Intellectuals often put group loyalty above truth, unless they think critically.
Societies thrive when individuals are free to experiment and learn.
When facing irrational dogma, respond with rational arguments, even at the risk of unpopularity.

8. Defend Free Speech
Musk believes seeing the world clearly is fundamental, and technology can both clarify and distort reality. His views on free speech:

The benefits of free speech outweigh the distress it may cause, because democracy and science depend on open criticism.
Balancing free speech with civility is a real challenge, especially for social platforms.
The competition of ideas, though sometimes fierce, is the best way to eliminate bad ideas.
Truth and psychological safety are best achieved through transparency and distributed control.

9. Advance OpenAI
Musk insists AI should be open and open-minded, just as free speech must be protected from dogma. He co-founded OpenAI in 2015 to counter Google’s growing dominance in AI, investing $100 million and naming it “Open” to reflect its intended openness. However, by 2018, he left the board, and by 2023, he criticized OpenAI for becoming closed and profit-driven under Microsoft’s influence.

Musk sees curiosity as crucial—intelligence without curiosity is dangerous, while curiosity leads to learning and adaptability. For him, intelligence is “how tightly you can compress reality to predict the future.” A truly curious, truth-seeking AI must always return to first principles, be self-critical, admit mistakes, and pass the “Galileo test”—to speak the truth, even when it’s unpopular.
His perspective on AI:

“Silicon consciousness” could be humanity’s best chance at answering life’s deepest questions, but it’s also our greatest risk.

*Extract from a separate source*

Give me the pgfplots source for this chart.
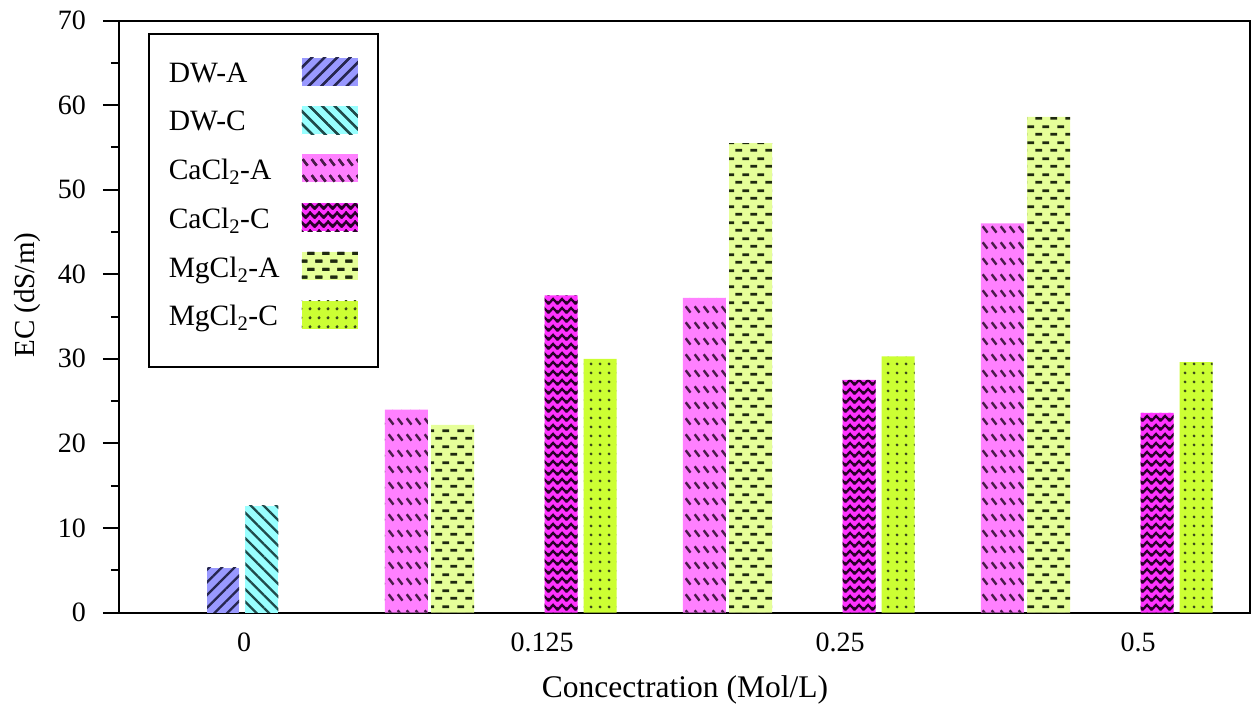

With AI, unchecked competition could be disastrous; if needed, progress should be slowed.
AI must be developed openly, not hoarded by corporations focused on power or profit.

AGI should be programmed to value curiosity and critical thinking. We must teach it how to think, not what to think, since our craving for certainty can override our search for truth.

Conclusion
Whether you end up agreeing with Musk or not, one lesson is clear: we should worry less about being normal—especially if we want to generate new ideas.